Ma quali sono questi interessi? Di sicuro Gibuti è un centro nevralgico per il commercio internazionale. Il 40 per cento dei traffici, infatti, passa proprio di lì, grazie alla sua posizione geografica posta tra lo Stretto di Bab al-Mandab e il Golfo di Aden. Con la loro base militare i cinesi controllano le linee di comunicazione con il mercato europeo, rendendo Gibuti ancor più strategico dopo il lancio della nuova via della seta. Ma non solo. Il greggio sotto il controllo cinese di origine sudanese e nordafricana passa proprio da Bab al-Mandab. Non a caso la Cina ha investito 15 miliardi di dollari per favorire l’espansione del principale porto e delle infrastrutture collegate. L’82 per cento del debito estero è detenuto da Pechino e in caso di inadempienza Gibuti potrebbe cedere ai cinesi il controllo del porto strategico di Doraleh.

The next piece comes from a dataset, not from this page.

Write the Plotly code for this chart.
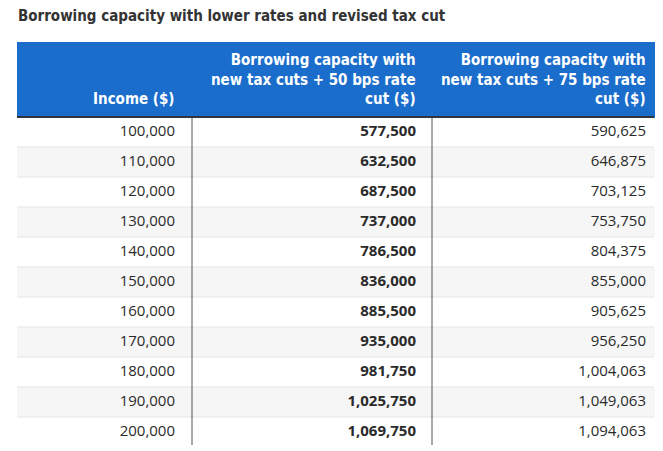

La Francia, che rimane presente a Gibuti con circa 1400 uomini – a metà degli anni Novanta del secolo scorso ne contava circa 4000 – ha ceduto il passo agli Stati Uniti. La base della Legione Straniera, Camp Lemonnier, è diventata l’avamposto degli americani e ospita la Task Force Horn of Africa e unità dell’intelligence. Dalla base aerea Chabelley decollano i cacciabombardieri F15E e i droni armati Predator e Reaper, con destinazione Somalia e Medio Oriente. Dopo gli americani sono arrivati anche i giapponesi, che a Gibuti hanno costruito la prima base operativa militare all’estero dopo la Seconda guerra mondiale. Insomma, un groviglio di eserciti e di interessi. Il presidente gibutino Guelleh non può perdere la faccia per una “banale” epidemia di coronavirus.